Illinois a house of horrors for Michigan PDF Print E-mail
Friday, 16 January 2009 07:10

It was a horror story in Champagne, Ill.

Who scripts these things? Stephen King?

The University of Illinois handed Michigan a 66-51 loss Wednesday night and might have exposed a very big weakness for the Wolverines.

U-M might be a donut team. It has lots of tasty parts on the outside but it has a big hole in the middle.

Illinois attacked Michigan’s middle and it was a mismatch.

Michigan center DeShawn Sims had a miserable night. One of the leaders in rebounds in the Big Ten looked more like Pee Wee Herman in the middle. The 6-8 junior scored Michigan’s first four points in the game and then missed 11 of 12 shots. He had just seven points and two rebounds on the night Michigan scored a season-low 51 points.
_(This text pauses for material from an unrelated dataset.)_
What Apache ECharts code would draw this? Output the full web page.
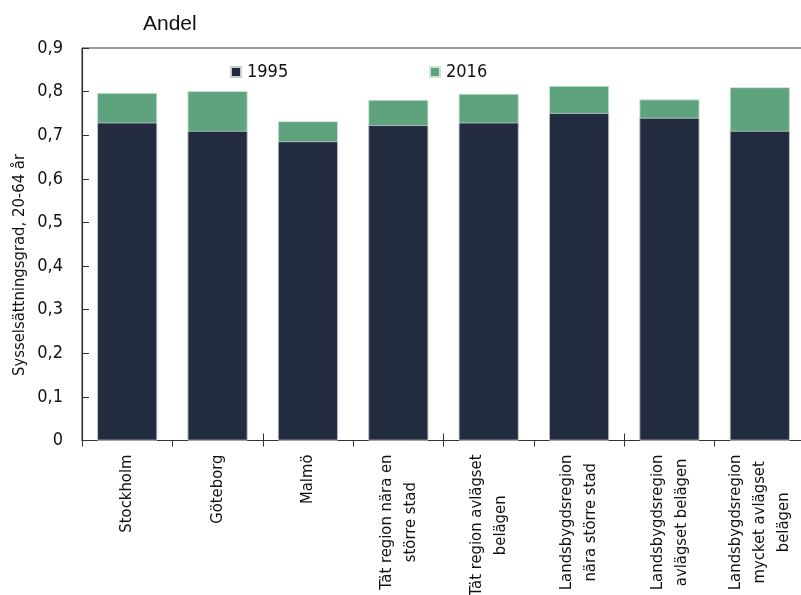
<!DOCTYPE html>
<html>
<head>
<meta charset="utf-8">
<script src="https://cdn.jsdelivr.net/npm/echarts@6/dist/echarts.min.js"></script>
<style>
html,body{margin:0;padding:0;background:#fff;}
#c{width:801px;height:595px;}
</style>
</head>
<body>
<div id="c"></div>
<script>
const categories = [
  'Stockholm',
  'Göteborg',
  'Malmö',
  'Tät region nära en\nstörre stad',
  'Tät region avlägset\nbelägen',
  'Landsbygdsregion\nnära större stad',
  'Landsbygdsregion\navlägset belägen',
  'Landsbygdsregion\nmycket avlägset\nbelägen'
];
const values1995 = [0.729, 0.710, 0.686, 0.723, 0.729, 0.751, 0.740, 0.710];
const values2016 = [0.797, 0.801, 0.732, 0.781, 0.795, 0.813, 0.782, 0.810];
const yTicks = [0, 0.1, 0.2, 0.3, 0.4, 0.5, 0.6, 0.7, 0.8, 0.9];

const FONT = "'DejaVu Sans Condensed', 'Liberation Sans Narrow', 'Arial Narrow', sans-serif";
const DARK = '#232c3f';
const GREEN = '#5ea37e';

const chart = echarts.init(document.getElementById('c'), null, {renderer: 'canvas'});
chart.setOption({
  animation: false,
  backgroundColor: '#fff',
  title: {
    text: 'Andel',
    left: 138,
    top: 9,
    textStyle: {fontFamily: "'Liberation Sans', Arial, sans-serif", fontSize: 21, fontWeight: 'normal', color: '#111'}
  },
  legend: [
    {data: ['1995'], left: 225, top: 58, itemWidth: 10, itemHeight: 10, icon: 'rect', itemGap: 0,
     textStyle: {fontFamily: FONT, fontSize: 18, color: '#111', padding: [0, 0, 0, 1]}},
    {data: ['2016'], left: 424, top: 58, itemWidth: 10, itemHeight: 10, icon: 'rect', itemGap: 0,
     textStyle: {fontFamily: FONT, fontSize: 18, color: '#111', padding: [0, 0, 0, 1]}}
  ],
  grid: {
    left: 82, right: -4, top: 48, bottom: 154.5,
    containLabel: false,
    outerBoundsMode: 'none',
    show: true, borderColor: '#333', borderWidth: 1, backgroundColor: 'transparent'
  },
  graphic: [{
    type: 'text',
    x: 20, y: 265,
    rotation: Math.PI / 2,
    style: {
      text: 'Sysselsättningsgrad, 20-64 år',
      font: "16.5px 'DejaVu Sans Condensed', 'Liberation Sans Narrow', sans-serif",
      fill: '#111',
      align: 'center',
      verticalAlign: 'middle'
    }
  }],
  xAxis: [{
    type: 'category',
    data: categories,
    axisLine: {show: true, lineStyle: {color: '#333', width: 1.2}},
    axisTick: {show: true, inside: false, length: 6, lineStyle: {color: '#333'}},
    axisLabel: {
      rotate: 90,
      interval: 0,
      margin: 14,
      fontFamily: FONT,
      fontSize: 16.5,
      color: '#111',
      lineHeight: 24,
      formatter: v => v.split('\n').map(s => '{c|' + s + '}').join('\n'),
      rich: {c: {align: 'center', fontFamily: FONT, fontSize: 16.5, color: '#111', lineHeight: 24}}
    }
  }, {
    type: 'category',
    data: categories,
    position: 'bottom',
    axisLine: {show: false},
    axisTick: {show: true, inside: true, length: 7, lineStyle: {color: '#333'}},
    axisLabel: {show: false}
  }],
  yAxis: {
    type: 'value',
    min: 0, max: 0.9, interval: 0.1,
    splitLine: {show: false},
    axisLine: {show: true, lineStyle: {color: '#333', width: 1.2}},
    axisTick: {show: true, inside: true, length: 7, lineStyle: {color: '#333'}},
    axisLabel: {
      margin: 19,
      fontFamily: FONT,
      fontSize: 18,
      color: '#111',
      formatter: v => {
        const t = yTicks.find(x => Math.abs(x - v) < 1e-9);
        const val = t === undefined ? v : t;
        return val === 0 ? '0' : val.toFixed(1).replace('.', ',');
      }
    }
  },
  series: [{
    name: '2016',
    type: 'bar',
    data: values2016,
    barWidth: 60,
    barGap: '-100%',
    itemStyle: {color: GREEN, borderColor: '#cfe3d6', borderWidth: 0.8}
  }, {
    name: '1995',
    type: 'bar',
    data: values1995,
    barWidth: 60,
    barGap: '-100%',
    itemStyle: {color: DARK, borderColor: '#c8ccd4', borderWidth: 0.8}
  }]
});
</script>
</body>
</html>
Sims was 0-for-4 from three-point range.

His opponent had a field day. Illinois center Mike Tisdale scored a game-high 24 points, 18 after halftime. Ten days earlier, when Michigan defeated Illinois at Crisler Arena, Tisdale was benched because he couldn’t keep up with Sims. It was a complete turnaround Wednesday. Tisdale, at 7-foot-1, towered over Sims.

“He’s hard for us to play,” said Michigan coach John Beilein. “We’re playing small, we’re not real big in the center and he’s just tough to stop. I knew he could shoot from the outside.”

Sims snapped his consecutive double-figure scoring mark at 16 games.

Michigan, ranked No. 25, may find it hard to remain ranked among the nation’s top 25. The Wolverines are 13-4 and 3-2 in league play. Illinois is 15-2, 3-1.

Michigan has lost 12 straight games at Illinois, last winning in 1995. The home team has won the last eight games in the series.

Michigan led the game at halftime, 31-30, and the game featured 11 lead changes and four ties.

But Illinois went on a 8-0 run with 13 minutes to play and the dagger to the heart was a three-pointer by Tisdale, his first beyond the arc all season.

“They just picked up the defensive intensity a lot more and they played us a lot differently than they did before,” said Michigan’s Laval Lucas-Perry. “We just didn’t make the shots we normally make.”

Manny Harris led Michigan with 20 points but he was the only real bright spot for the Wolverines. In the second half U-M shot a dreadful 21 percent from the field on 6 of 29. Five of those six baskets came from Harris.

The Wolverines return to Crisler Arena to host Ohio State on Saturday.